A set of chiseled abs is not going to be there for you when you are at your lowest point emotionally, in fact 9 out of 10 people in our lives will not be able to reach out their hand for you when you need them the most. They might be able to empathize and send a few kind words your way but the reality is each and every person has their limits and you have no choice but to accept it.
I’ve recently learned that a relationship is not solidified until you’ve gone through a brunt of disagreements. I’m not talking about Joseline & Stevie J type disagreements, I’m talking about getting past that initial “head in the clouds” stage in your relationship to the nitty gritty.

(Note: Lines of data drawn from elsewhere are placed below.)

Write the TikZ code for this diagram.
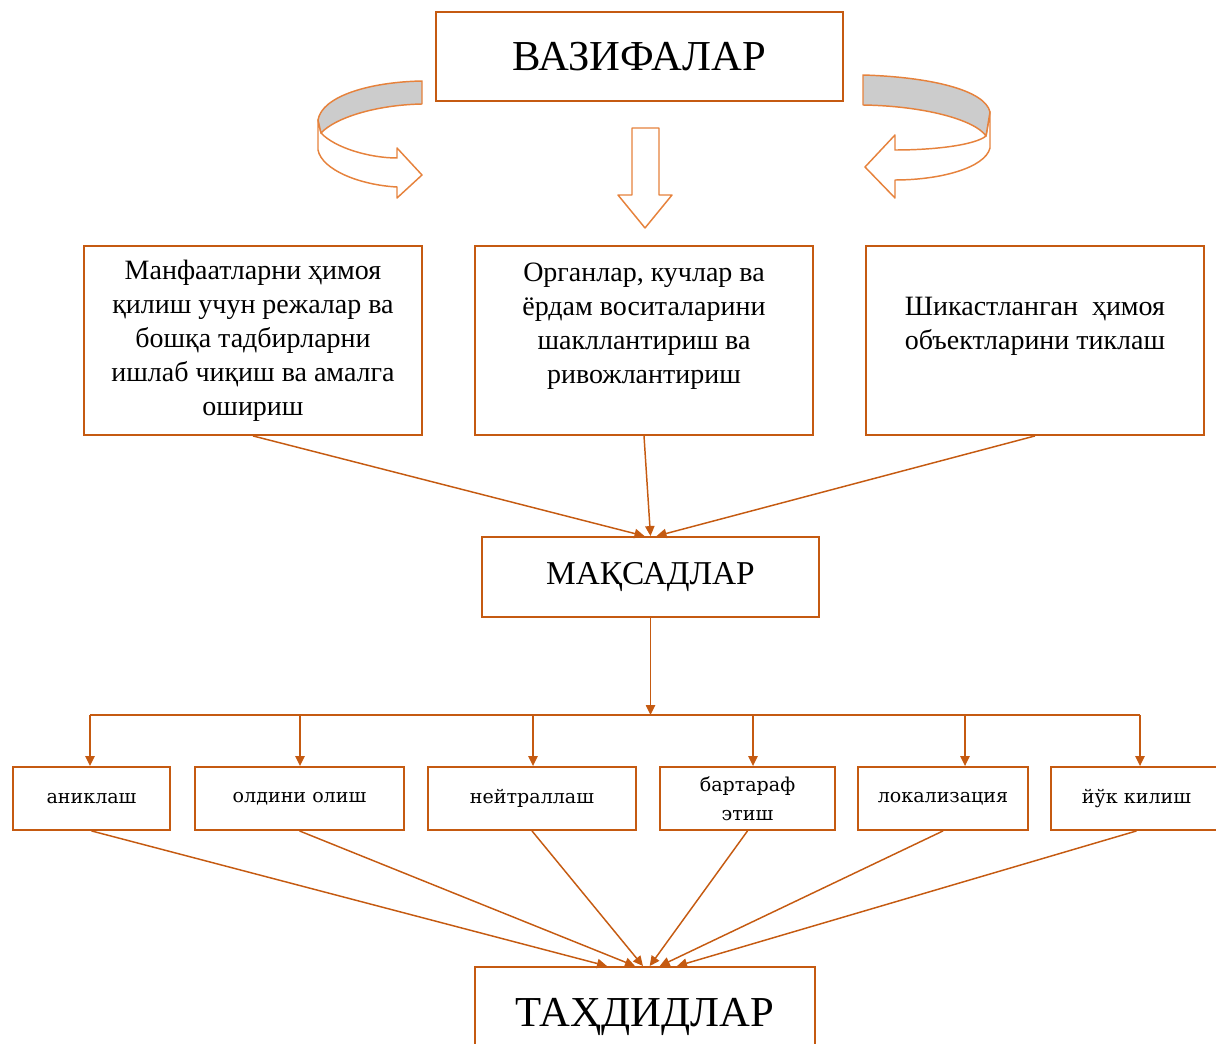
\documentclass[tikz,border=0pt]{standalone}
\usepackage{fontspec}
\setmainfont{Liberation Serif}
\newfontfamily\rowfont{DejaVu Serif}
\usetikzlibrary{arrows.meta}
\definecolor{boxline}{RGB}{197,90,17}
\definecolor{hollowline}{RGB}{230,130,60}
\definecolor{ribbongray}{RGB}{204,204,204}

\begin{document}
\begin{tikzpicture}[x=0.75pt,y=-0.75pt,
    box/.style={draw=boxline,line width=1.4pt,inner sep=0pt,align=center},
    topbox/.style={box,minimum width=253.5pt,minimum height=141.75pt,font=\fontsize{21}{25.5}\selectfont},
    rowbox/.style={box,minimum height=47.25pt,font=\rowfont\fontsize{14.3}{21.75}\selectfont},
    arr/.style={draw=boxline,line width=1.1pt,-{Triangle[length=7.5pt,width=7pt]}},
    hollow/.style={draw=hollowline,line width=1.1pt,line join=round,fill=white}]
  \useasboundingbox (0,0) rectangle (1216,1044);

  % headline
  \node[box,minimum width=305.25pt,minimum height=66.75pt,font=\fontsize{32}{36}\selectfont] (vazifa) at (639.5,56.5) {ВАЗИФАЛАР};

  % three tasks
  \node[topbox] (manfaat) at (253,340.5) {Манфаатларни ҳимоя\\қилиш учун режалар ва\\бошқа тадбирларни\\ишлаб чиқиш ва амалга\\ошириш};
  \node[topbox] (organ) at (644,340.5) {Органлар, кучлар ва\\ёрдам воситаларини\\шакллантириш ва\\ривожлантириш\\~};
  \node[topbox] (tiklash) at (1035,340.5) {Шикастланган\ \ ҳимоя\\объектларини тиклаш\\~};

  \node[box,minimum width=252.75pt,minimum height=60pt,font=\fontsize{25}{28}\selectfont] (maqsad) at (650.5,577) {МАҚСАДЛАР};

  % six measures
  \node[rowbox,minimum width=117.75pt] (aniq) at (91.5,798.5) {аниклаш};
  \node[rowbox,minimum width=156.75pt] (oldini) at (299.5,798.5) {олдини олиш};
  \node[rowbox,minimum width=156pt] (neytral) at (532,798.5) {нейтраллаш};
  \node[rowbox,minimum width=131.25pt] (bartaraf) at (747.5,798.5) {бартараф\\этиш};
  \node[rowbox,minimum width=127.5pt] (lokal) at (943,798.5) {локализация};
  \node[rowbox,minimum width=128.25pt] (yuq) at (1136.5,798.5) {йўк килиш};

  \node[box,minimum width=255pt,minimum height=75pt,font=\fontsize{32}{36}\selectfont] (tahdid) at (645,1017) {ТАҲДИДЛАР};

  % hollow arrows under the headline
  \draw[hollow] (318,120) -- (318,150) .. controls (322,170) and (360,185) .. (397,187)
    -- (397,198) -- (422,175) -- (397,148) -- (397,158) .. controls (370,158) and (335,148) .. (321,133) -- cycle;
  \draw[hollow,fill=ribbongray] (422,81) .. controls (370,82) and (322,96) .. (318,120) -- (321,133)
    .. controls (335,118) and (375,105) .. (422,104) -- cycle;

  \draw[hollow] (632,128) -- (659,128) -- (659,195) -- (672,195) -- (645,228) -- (618,195) -- (632,195) -- cycle;

  \draw[hollow] (990,112) -- (990,148) .. controls (985,168) and (940,180) .. (895,180)
    -- (895,198) -- (865,167) -- (895,135) -- (895,150) .. controls (935,150) and (975,145) .. (986,136) -- cycle;
  \draw[hollow,fill=ribbongray] (863,75) .. controls (930,77) and (985,90) .. (990,112) -- (986,136)
    .. controls (975,120) and (925,106) .. (863,105) -- cycle;

  % connectors
  \draw[arr] (manfaat.south) -- ([xshift=-4.5pt]maqsad.north);
  \draw[arr] (organ.south) -- (maqsad.north);
  \draw[arr] (tiklash.south) -- ([xshift=4.5pt]maqsad.north);

  \coordinate (bus1) at (90,715);
  \coordinate (bus2) at (300,715);
  \coordinate (bus3) at (533,715);
  \coordinate (bus4) at (753,715);
  \coordinate (bus5) at (965,715);
  \coordinate (bus6) at (1140,715);
  \draw[arr] (maqsad.south) -- (maqsad.south |- bus1);
  \draw[draw=boxline,line width=1.1pt] (bus1) -- (bus6);
  \draw[arr] (bus1) -- (bus1 |- aniq.north);
  \draw[arr] (bus2) -- (bus2 |- oldini.north);
  \draw[arr] (bus3) -- (bus3 |- neytral.north);
  \draw[arr] (bus4) -- (bus4 |- bartaraf.north);
  \draw[arr] (bus5) -- (bus5 |- lokal.north);
  \draw[arr] (bus6) -- (bus6 |- yuq.north);

  \draw[arr] (aniq.south) -- ([xshift=-28.5pt]tahdid.north);
  \draw[arr] (oldini.south) -- ([xshift=-7.5pt]tahdid.north);
  \draw[arr] (neytral.south) -- ([xshift=-1.5pt]tahdid.north);
  \draw[arr] (bartaraf.south) -- ([xshift=3.5pt]tahdid.north);
  \draw[arr] (lokal.south) -- ([xshift=11pt]tahdid.north);
  \draw[arr] (yuq.south) -- ([xshift=24pt]tahdid.north);
\end{tikzpicture}
\end{document}
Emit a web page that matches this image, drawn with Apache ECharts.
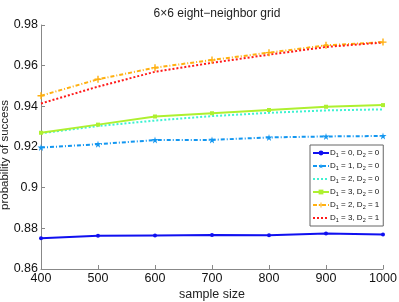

As women it is essential that we lose the lust for want and develop a passion for need.
Think about the last time you needed someone to be there for you and instead the door kept getting slammed in your face. It happens. Think about how lonely and frustrated you felt. Well the next time you go on a date I challenge you to judge your date based upon his ability to tough it out. I also challenge you to be the bad guy.
I remember the last time I had to be the bad guy, it made me sick to my stomach, I was terribly anxious. I didn’t want to really say what was on my mind, I felt as though there should have been a book of etiquette for rejection. But can I tell you after that awkward moment in time I felt so much better and in retrospect my honesty probably helped more than it hurt in the end.
I know what I want out of my life, especially my love life. I could not have attracted healthier relationships with men if I hadn’t been the bad guy once or twice before. Knowing what you want is not just saying you want the perfect man to wait on you hand and foot and be amazing sauce in bed. Knowing what you want is also making sacrifice and doing the groundwork so that you accurately reflect the qualities you are hoping to attract. This means being honest, transparent, trusting, considerate, exciting and filled with passion.
My passion tank is overflowing, everyone’s passion tank is capable of reaching that plateau. You need this before you need that story to brag to your girlfriends about. You cannot sustain a relationship based upon fulfilling your wants.
So he’s not causing immediate butterflies, does he have to? If you’re truly in your power you are clearly able to decipher what is really attractive from what you need for a happy and fulfilled love life. These days I find that sacrificing time to help me complete a project or spending a whole day trading stories and experiences far outweighs that wow factor or those immediate butterflies that I once HAD to have in order to go forward with a person. Looks matter don’t get me wrong but I would not recommend staying in a relationship or giving someone multiple tries if the connection is simply not there. Be the bad guy for once.
How do you tell someone you’re dating that you are not that into them?